US to revoke visas of Saudis implicated in killing of writer

Published October 24, 2018
US Secretary of State Mike Pompeo speaks at press conference at the US Department of State in Washington, DC on October 23, 2018. — AFP
US Secretary of State Mike Pompeo speaks at press conference at the US Department of State in Washington, DC on October 23, 2018. — AFP

United States (US) President Donald Trump described the killing of Saudi journalist Jamal Khashoggi as a botched operation and a “bad original concept” as his administration took its first, careful steps toward punishing the Saudis by moving to revoke the visas of the suspects.

Speaking to reporters at the White House, Trump said the entire operation was a fiasco.

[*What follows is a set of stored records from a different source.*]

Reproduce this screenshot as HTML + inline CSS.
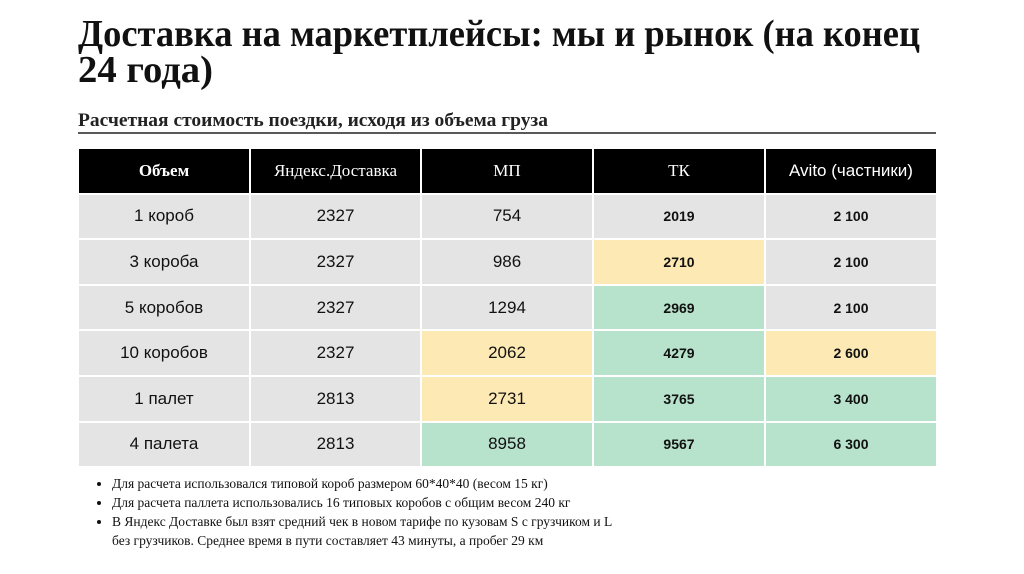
<!DOCTYPE html>
<html><head><meta charset="utf-8"><style>
body{margin:0;width:1024px;height:574px;background:#fff;position:relative;overflow:hidden;font-family:"Liberation Sans",sans-serif}
svg.t{position:absolute;left:0;top:0}
table{position:absolute;left:77px;top:147px;border-collapse:collapse;table-layout:fixed}
td,th{border:2px solid #fff;text-align:center;padding:0;height:43.6px;font-size:17px;color:#111}
th{background:#000;color:#fff;font-weight:normal;font-family:"Liberation Serif",serif;font-size:17px}
th.b{font-weight:bold}
td{background:#e4e4e4}
td.y{background:#fde9b3}
td.g{background:#b7e2cc}
td.bold{font-weight:bold;font-size:14px}
ul{position:absolute;left:78px;top:474px;margin:0;padding-left:34px;font-family:"Liberation Serif",serif;font-size:13.5px;line-height:19px;color:#111}
ul li{padding-left:0}
</style></head><body>
<svg class="t" width="1024" height="140">
<text x="78" y="46" font-family="Liberation Serif" font-weight="bold" font-size="38" textLength="842" lengthAdjust="spacingAndGlyphs" fill="#111">Доставка на маркетплейсы: мы и рынок (на конец</text>
<text x="78" y="82" font-family="Liberation Serif" font-weight="bold" font-size="38" textLength="135" lengthAdjust="spacingAndGlyphs" fill="#111">24 года)</text>
<text x="78" y="126" font-family="Liberation Serif" font-weight="bold" font-size="19" textLength="470" lengthAdjust="spacingAndGlyphs" fill="#222">Расчетная стоимость поездки, исходя из объема груза</text>
<line x1="78" y1="133" x2="936" y2="133" stroke="#222" stroke-width="1.5"/>
</svg>
<table>
<colgroup><col style="width:172px"><col style="width:171px"><col style="width:172px"><col style="width:172px"><col style="width:172px"></colgroup>
<tr><th class="b">Объем</th><th>Яндекс.Доставка</th><th>МП</th><th>ТК</th><th style="font-family:'Liberation Sans',sans-serif">Avito (частники)</th></tr>
<tr><td>1 короб</td><td>2327</td><td>754</td><td class="bold">2019</td><td class="bold">2 100</td></tr>
<tr><td>3 короба</td><td>2327</td><td>986</td><td class="bold y">2710</td><td class="bold">2 100</td></tr>
<tr><td>5 коробов</td><td>2327</td><td>1294</td><td class="bold g">2969</td><td class="bold">2 100</td></tr>
<tr><td>10 коробов</td><td>2327</td><td class="y">2062</td><td class="bold g">4279</td><td class="bold y">2 600</td></tr>
<tr><td>1 палет</td><td>2813</td><td class="y">2731</td><td class="bold g">3765</td><td class="bold g">3 400</td></tr>
<tr><td>4 палета</td><td>2813</td><td class="g">8958</td><td class="bold g">9567</td><td class="bold g">6 300</td></tr>
</table>
<ul>
<li>Для расчета использовался типовой короб размером 60*40*40 (весом 15 кг)</li>
<li>Для расчета паллета использовались 16 типовых коробов с общим весом 240 кг</li>
<li>В Яндекс Доставке был взят средний чек в новом тарифе по кузовам S с грузчиком и L<br>без грузчиков. Среднее время в пути составляет 43 минуты, а пробег 29 км</li>
</ul>
</body></html>
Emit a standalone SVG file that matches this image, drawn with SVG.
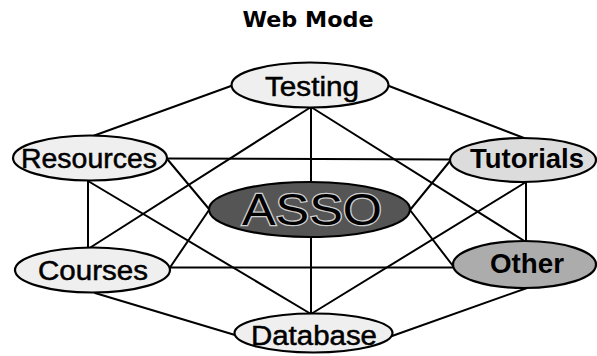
<svg xmlns="http://www.w3.org/2000/svg" width="597" height="356" viewBox="0 0 597 356">
<style>
.edge{stroke:#000;stroke-width:2;fill:none;stroke-linecap:round}
.node ellipse{stroke:#000;stroke-width:2.2}
.lbl{font-family:"Liberation Sans",Arial,sans-serif;font-size:27px;fill:#000;stroke:#000;stroke-width:0.5;text-anchor:middle}
.bold{font-weight:bold;stroke-width:0}
.light{fill:#efefef}
.mid{fill:#dcdcdc}
.dark{fill:#acacac}
.hub{fill:#555}
.title{font-family:"DejaVu Sans",Verdana,sans-serif;font-weight:bold;font-size:22px;fill:#000;text-anchor:middle}
</style>
<rect width="597" height="356" fill="#fff"/>
<text class="title" x="308" y="27" textLength="131" lengthAdjust="spacingAndGlyphs">Web Mode</text>
<g id="connectors">
<line class="edge" x1="231" y1="86" x2="93" y2="136"/>
<line class="edge" x1="389" y1="86" x2="524" y2="138"/>
<line class="edge" x1="311" y1="107" x2="88" y2="249"/>
<line class="edge" x1="311" y1="107" x2="526" y2="242"/>
<line class="edge" x1="311" y1="107" x2="311" y2="183"/>
<line class="edge" x1="167" y1="158.5" x2="450" y2="159.5"/>
<line class="edge" x1="88" y1="181" x2="88" y2="249"/>
<line class="edge" x1="88" y1="181" x2="311" y2="314"/>
<line class="edge" x1="168" y1="160" x2="209" y2="209"/>
<line class="edge" x1="526" y1="182" x2="526" y2="242"/>
<line class="edge" x1="526" y1="182" x2="311" y2="314"/>
<line class="edge" x1="410" y1="210" x2="450" y2="161"/>
<line class="edge" x1="170" y1="267.5" x2="453" y2="267.5"/>
<line class="edge" x1="95" y1="293" x2="235" y2="335"/>
<line class="edge" x1="170" y1="267.5" x2="209" y2="210"/>
<line class="edge" x1="527" y1="288" x2="392" y2="336"/>
<line class="edge" x1="410" y1="210" x2="453" y2="266"/>
<line class="edge" x1="311" y1="236" x2="311" y2="314"/>
</g>
<g id="node-testing" class="node">
<ellipse class="light" cx="310" cy="85" rx="78.5" ry="22.5"/>
<text class="lbl" x="312" y="96" textLength="94" lengthAdjust="spacingAndGlyphs">Testing</text>
</g>
<g id="node-resources" class="node">
<ellipse class="light" cx="90" cy="158" rx="77" ry="22.5"/>
<text class="lbl" x="89" y="168" textLength="136" lengthAdjust="spacingAndGlyphs">Resources</text>
</g>
<g id="node-tutorials" class="node">
<ellipse class="mid" cx="523" cy="160" rx="73" ry="22"/>
<text class="lbl bold" x="527" y="168" textLength="114" lengthAdjust="spacingAndGlyphs">Tutorials</text>
</g>
<g id="node-asso" class="node">
<ellipse class="hub" cx="309.5" cy="209.5" rx="100.5" ry="27.5"/>
<text class="lbl" x="312" y="225" style="font-size:45px;stroke:#cfcfcf;stroke-width:2.5;paint-order:stroke" textLength="140" lengthAdjust="spacingAndGlyphs">ASSO</text>
</g>
<g id="node-courses" class="node">
<ellipse class="light" cx="92.5" cy="270" rx="77.5" ry="22.5"/>
<text class="lbl" x="93" y="280" textLength="110" lengthAdjust="spacingAndGlyphs">Courses</text>
</g>
<g id="node-other" class="node">
<ellipse class="dark" cx="524.5" cy="264.5" rx="71.5" ry="23.5"/>
<text class="lbl bold" x="527" y="273" textLength="74" lengthAdjust="spacingAndGlyphs">Other</text>
</g>
<g id="node-database" class="node">
<ellipse class="light" cx="313.5" cy="333" rx="79" ry="19.5"/>
<text class="lbl" x="314" y="345" textLength="126" lengthAdjust="spacingAndGlyphs">Database</text>
</g>
</svg>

“They had a very bad original concept,” Trump said on Tuesday. “It was carried out poorly, and the cover-up was one of the worst cover-ups in the history of cover-ups. Somebody really messed up, and they had the worst cover-up ever.”

Even in the face of ugly details of Jamal Khashoggi's slaying, Trump has resisted calls to cut off arms sales to the kingdom and has been reluctant to antagonise the Saudi rulers. Trump considers the Saudis to be vital allies in his Mideast agenda.

Members of Congress have demanded that sanctions be imposed on Saudi Arabia over the killing of Khashoggi, who lived in self-imposed exile in the US and wrote critically about Saudi Crown Prince Mohammed bin Salman.

The writer, who was a contributor to The Washington Post, vanished on Oct 2 after entering the Saudi consulate in Turkey, where he went to pick up documents for his marriage to his Turkish fiancee.

Turkish officials say that a Saudi team of 15 men tortured, killed and dismembered the writer and that Saudi officials had planned the killing for days. Saudi officials after weeks of denials now concede that he died, but they say it happened accidentally in a fight at the consulate.

“It was a total fiasco,” Trump said. “The process was no good. The execution was no good. And the cover-up, if you want to call it that, was certainly no good.”

Secretary of State Mike Pompeo said the move to revoke visas was just a first step.

Visa records are confidential and Pompeo was not more specific about who the revocations would affect, but the State Department later said 21 “Saudi suspects” would have visas revoked or would be declared ineligible to enter the US.

“These penalties will not be the last word on this matter,” Pompeo told reporters at the State Department.

The administration “will continue to hold those responsible accountable. We're making very clear that the United States does not tolerate this kind of ruthless action to silence Mr. Khashoggi, a journalist, with violence”, he said.

“Neither the president or I am happy with this situation.”

Still, Pompeo stressed the strategic importance of the US-Saudi relationship.

“We continue to view as achievable the twin imperative of protecting America and holding accountable those responsible for the killing of Mr Khashoggi,” Pompeo said.